Copy out the listing in full, exactly as written, but not its pictures.
☆ ☆ ☆ ☆ ☆
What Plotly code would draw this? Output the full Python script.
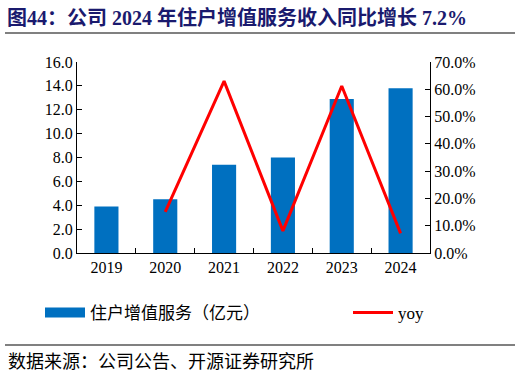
import plotly.graph_objects as go

years = ["2019", "2020", "2021", "2022", "2023", "2024"]
revenue = [3.9, 4.5, 7.4, 8.0, 12.9, 13.8]
yoy_years = ["2020", "2021", "2022", "2023", "2024"]
yoy = [0.151, 0.630, 0.081, 0.612, 0.072]

left_ticks = [0, 2, 4, 6, 8, 10, 12, 14, 16]
right_ticks = [0, 0.1, 0.2, 0.3, 0.4, 0.5, 0.6, 0.7]

W, H = 522, 377
L, R, T, B = 77, 430, 62, 253
pw, ph = R - L, B - T

def px(x):
    return (x - L) / pw

def py(y):
    return (B - y) / ph

serif = "Liberation Serif, Times New Roman, serif"
cjk = "Noto Sans CJK SC"
bar_name = "住户增值服务（亿元）"

fig = go.Figure()
fig.add_trace(go.Bar(x=years, y=revenue, name=bar_name, showlegend=False,
                     marker=dict(color="#0070C0", line=dict(width=0)), yaxis="y"))
# legend-only swatch for bars (wide rectangle like the reference)
fig.add_trace(go.Scatter(x=[None], y=[None], name=bar_name, mode="lines",
                         line=dict(color="#0070C0", width=10), yaxis="y", legend="legend"))
fig.add_trace(go.Scatter(x=yoy_years, y=yoy, name="yoy", mode="lines",
                         line=dict(color="#FF0000", width=3), yaxis="y2", legend="legend2"))

legend_common = dict(orientation="h", y=py(313), yanchor="middle", xanchor="left",
                     font=dict(family=serif + ", " + cjk, size=17, color="#000"),
                     itemwidth=40, bgcolor="rgba(0,0,0,0)")

fig.update_layout(
    width=W, height=H,
    margin=dict(l=L, r=W - R, t=T, b=H - B),
    paper_bgcolor="white", plot_bgcolor="white",
    bargap=0.59,
    showlegend=True,
    legend=dict(x=px(40), **legend_common),
    legend2=dict(x=px(348), **legend_common),
    xaxis=dict(type="category", showgrid=False, showline=True, linecolor="#000", linewidth=1,
               ticks="inside", tickson="boundaries", ticklen=5, tickcolor="#000",
               tickfont=dict(family=serif, size=16, color="#000")),
    yaxis=dict(range=[0, 16], tickvals=left_ticks, ticktext=[f"{v:.1f}" for v in left_ticks],
               showgrid=False, showline=True, linecolor="#000", linewidth=1, zeroline=False,
               ticks="inside", ticklen=5, tickcolor="#000",
               tickfont=dict(family=serif, size=16, color="#000")),
    yaxis2=dict(range=[0, 0.7], tickvals=right_ticks, ticktext=[f"{v*100:.1f}%" for v in right_ticks],
                overlaying="y", side="right", showgrid=False, showline=True, linecolor="#000",
                linewidth=1, zeroline=False, ticks="inside", ticklen=5, tickcolor="#000",
                tickfont=dict(family=serif, size=16, color="#000")),
    annotations=[
        dict(text="<b>图44：公司 2024 年住户增值服务收入同比增长 7.2%</b>", xref="paper", yref="paper",
             x=px(5), y=py(17), xanchor="left", yanchor="middle", showarrow=False,
             font=dict(family=serif + ", " + cjk, size=20, color="#1A1A6E")),
        dict(text="数据来源：公司公告、开源证券研究所", xref="paper", yref="paper",
             x=px(6), y=py(360), xanchor="left", yanchor="middle", showarrow=False,
             font=dict(family=cjk, size=18, color="#000")),
    ],
    shapes=[
        dict(type="line", xref="paper", yref="paper", x0=px(5), x1=px(515), y0=py(33), y1=py(33),
             line=dict(color="#808080", width=2)),
        dict(type="line", xref="paper", yref="paper", x0=px(5), x1=px(515), y0=py(345), y1=py(345),
             line=dict(color="#808080", width=2)),
    ],
)

fig.write_html("out.html", config={"displayModeBar": False},
               post_script="document.body.style.margin='0';")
☆ ☆ ☆ ☆ ☆
• _Task solution_:
What Plotly code would draw this? Output the full Python script.
import plotly.graph_objects as go

years = ["2019", "2020", "2021", "2022", "2023", "2024"]
revenue = [3.9, 4.5, 7.4, 8.0, 12.9, 13.8]
yoy_years = ["2020", "2021", "2022", "2023", "2024"]
yoy = [0.151, 0.630, 0.081, 0.612, 0.072]

left_ticks = [0, 2, 4, 6, 8, 10, 12, 14, 16]
right_ticks = [0, 0.1, 0.2, 0.3, 0.4, 0.5, 0.6, 0.7]

W, H = 522, 377
L, R, T, B = 77, 430, 62, 253
pw, ph = R - L, B - T

def px(x):
    return (x - L) / pw

def py(y):
    return (B - y) / ph

serif = "Liberation Serif, Times New Roman, serif"
cjk = "Noto Sans CJK SC"
bar_name = "住户增值服务（亿元）"

fig = go.Figure()
fig.add_trace(go.Bar(x=years, y=revenue, name=bar_name, showlegend=False,
                     marker=dict(color="#0070C0", line=dict(width=0)), yaxis="y"))
# legend-only swatch for bars (wide rectangle like the reference)
fig.add_trace(go.Scatter(x=[None], y=[None], name=bar_name, mode="lines",
                         line=dict(color="#0070C0", width=10), yaxis="y", legend="legend"))
fig.add_trace(go.Scatter(x=yoy_years, y=yoy, name="yoy", mode="lines",
                         line=dict(color="#FF0000", width=3), yaxis="y2", legend="legend2"))

legend_common = dict(orientation="h", y=py(313), yanchor="middle", xanchor="left",
                     font=dict(family=serif + ", " + cjk, size=17, color="#000"),
                     itemwidth=40, bgcolor="rgba(0,0,0,0)")

fig.update_layout(
    width=W, height=H,
    margin=dict(l=L, r=W - R, t=T, b=H - B),
    paper_bgcolor="white", plot_bgcolor="white",
    bargap=0.59,
    showlegend=True,
    legend=dict(x=px(40), **legend_common),
    legend2=dict(x=px(348), **legend_common),
    xaxis=dict(type="category", showgrid=False, showline=True, linecolor="#000", linewidth=1,
               ticks="inside", tickson="boundaries", ticklen=5, tickcolor="#000",
               tickfont=dict(family=serif, size=16, color="#000")),
    yaxis=dict(range=[0, 16], tickvals=left_ticks, ticktext=[f"{v:.1f}" for v in left_ticks],
               showgrid=False, showline=True, linecolor="#000", linewidth=1, zeroline=False,
               ticks="inside", ticklen=5, tickcolor="#000",
               tickfont=dict(family=serif, size=16, color="#000")),
    yaxis2=dict(range=[0, 0.7], tickvals=right_ticks, ticktext=[f"{v*100:.1f}%" for v in right_ticks],
                overlaying="y", side="right", showgrid=False, showline=True, linecolor="#000",
                linewidth=1, zeroline=False, ticks="inside", ticklen=5, tickcolor="#000",
                tickfont=dict(family=serif, size=16, color="#000")),
    annotations=[
        dict(text="<b>图44：公司 2024 年住户增值服务收入同比增长 7.2%</b>", xref="paper", yref="paper",
             x=px(5), y=py(17), xanchor="left", yanchor="middle", showarrow=False,
             font=dict(family=serif + ", " + cjk, size=20, color="#1A1A6E")),
        dict(text="数据来源：公司公告、开源证券研究所", xref="paper", yref="paper",
             x=px(6), y=py(360), xanchor="left", yanchor="middle", showarrow=False,
             font=dict(family=cjk, size=18, color="#000")),
    ],
    shapes=[
        dict(type="line", xref="paper", yref="paper", x0=px(5), x1=px(515), y0=py(33), y1=py(33),
             line=dict(color="#808080", width=2)),
        dict(type="line", xref="paper", yref="paper", x0=px(5), x1=px(515), y0=py(345), y1=py(345),
             line=dict(color="#808080", width=2)),
    ],
)

fig.write_html("out.html", config={"displayModeBar": False},
               post_script="document.body.style.margin='0';")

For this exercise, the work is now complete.